● **Aim**
Determine how many lines carry the word "chart". Output that number only.

- - -

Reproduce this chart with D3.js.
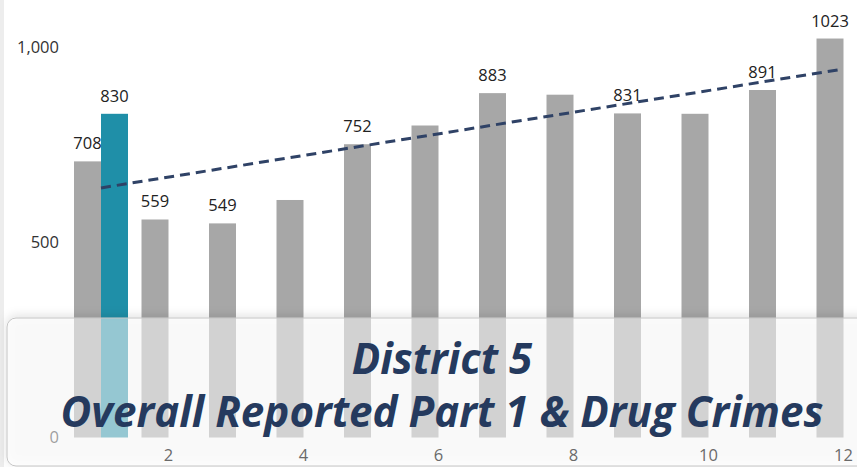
<!DOCTYPE html>
<html>
<head>
<meta charset="utf-8">
<script src="https://cdn.jsdelivr.net/npm/d3@7"></script>
<style>
  html, body { margin: 0; padding: 0; background: #ffffff; }
  svg { display: block; }
</style>
</head>
<body>
<svg id="chart" width="857" height="467"></svg>
<script>
// ---- data ----
const months = [1, 2, 3, 4, 5, 6, 7, 8, 9, 10, 11, 12];
const grayValues = [708, 559, 549, 609, 752, 800, 883, 879, 831, 830, 891, 1023];
const labelledMonths = [1, 2, 3, 5, 7, 9, 11, 12];
const tealMonths = [1];
const tealValues = [830];
const trendMonths = [1, 12];
const trendValues = [640, 945];
const yTicks = [0, 500, 1000];
const xTicks = [2, 4, 6, 8, 10, 12];
const titleLines = ["District 5", "Overall Reported Part 1 & Drug Crimes"];

// ---- layout ----
const W = 857, H = 467;
const svg = d3.select("#chart");
const FONT = "'Open Sans', 'Noto Sans', sans-serif";

const x = d3.scaleBand().domain(months).range([74, 870.5]).paddingInner(0.2).paddingOuter(0);
const sub = d3.scaleBand().domain(["gray", "teal"]).range([0, x.bandwidth()]);
const y = d3.scaleLinear().domain([0, 1000]).range([437.5, 47.5]);

// faint left edge strip
svg.append("rect").attr("x", 0).attr("y", 0).attr("width", 4).attr("height", H).attr("fill", "#ededed");

// y axis
const yAxis = svg.append("g").attr("transform", "translate(59,0)")
  .call(d3.axisLeft(y).tickValues(yTicks).tickFormat(d3.format(",")).tickSize(0).tickPadding(0));
yAxis.select(".domain").remove();
yAxis.selectAll("text").attr("font-family", FONT).attr("font-size", 16.5).attr("fill", "#333");

// gray bars
const grayData = months.map((m, i) => ({ m, v: grayValues[i] }));
svg.append("g").selectAll("rect").data(grayData).join("rect")
  .attr("x", d => x(d.m) + sub("gray"))
  .attr("y", d => y(d.v))
  .attr("width", sub.bandwidth())
  .attr("height", d => y(0) - y(d.v))
  .attr("fill", "#a7a7a7");

// teal bars
const tealData = tealMonths.map((m, i) => ({ m, v: tealValues[i] }));
svg.append("g").selectAll("rect").data(tealData).join("rect")
  .attr("x", d => x(d.m) + sub("teal"))
  .attr("y", d => y(d.v))
  .attr("width", sub.bandwidth())
  .attr("height", d => y(0) - y(d.v))
  .attr("fill", "#1f8fa8");

// labels
const labelG = svg.append("g").attr("font-family", FONT).attr("font-size", 16.5).attr("fill", "#222").attr("text-anchor", "middle");
labelG.selectAll("text.g").data(grayData.filter(d => labelledMonths.includes(d.m))).join("text")
  .attr("class", "g")
  .attr("x", d => x(d.m) + sub("gray") + sub.bandwidth() / 2)
  .attr("y", d => y(d.v) - 12)
  .text(d => d.v);
labelG.selectAll("text.t").data(tealData).join("text")
  .attr("class", "t")
  .attr("x", d => x(d.m) + sub("teal") + sub.bandwidth() / 2)
  .attr("y", d => y(d.v) - 12)
  .text(d => d.v);

// trend line
const trendData = trendMonths.map((m, i) => ({ m, v: trendValues[i] }));
svg.append("path").datum(trendData)
  .attr("d", d3.line().x(d => x(d.m) + x.bandwidth() / 2).y(d => y(d.v)))
  .attr("fill", "none")
  .attr("stroke", "#2f4266")
  .attr("stroke-width", 3)
  .attr("stroke-dasharray", "10,6");

// overlay box with shadow
const defs = svg.append("defs");
const f = defs.append("filter").attr("id", "sh").attr("x", "-10%").attr("y", "-30%").attr("width", "120%").attr("height", "160%");
f.append("feDropShadow").attr("dx", 0).attr("dy", -2).attr("stdDeviation", 5).attr("flood-color", "#000").attr("flood-opacity", 0.2);

svg.append("rect")
  .attr("x", 7).attr("y", 318).attr("width", 880).attr("height", 148).attr("rx", 9)
  .attr("fill", "#ffffff").attr("fill-opacity", 0.5)
  .attr("stroke", "#c4c4c4").attr("stroke-width", 1)
  .attr("filter", "url(#sh)");

// x axis (drawn over the box)
const xAxis = svg.append("g").attr("transform", "translate(0,437.5)")
  .call(d3.axisBottom(x).tickValues(xTicks).tickSize(0).tickPadding(12));
xAxis.select(".domain").remove();
xAxis.selectAll("text").attr("font-family", FONT).attr("font-size", 16.5).attr("fill", "#6a6a6a");

// title
const tg = svg.append("g").attr("font-family", FONT).attr("font-weight", 700).attr("font-style", "italic")
  .attr("fill", "#253a5e").attr("text-anchor", "middle");
const t2 = tg.append("text").attr("x", 442).attr("y", 427).attr("font-size", 34).text(titleLines[1]);
const w2 = t2.node().getComputedTextLength();
const fs = 34 * 763 / w2;
t2.attr("font-size", fs);
tg.append("text").attr("x", 442).attr("y", 374).attr("font-size", fs).text(titleLines[0]);
</script>
</body>
</html>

- - -

● **Full response**
3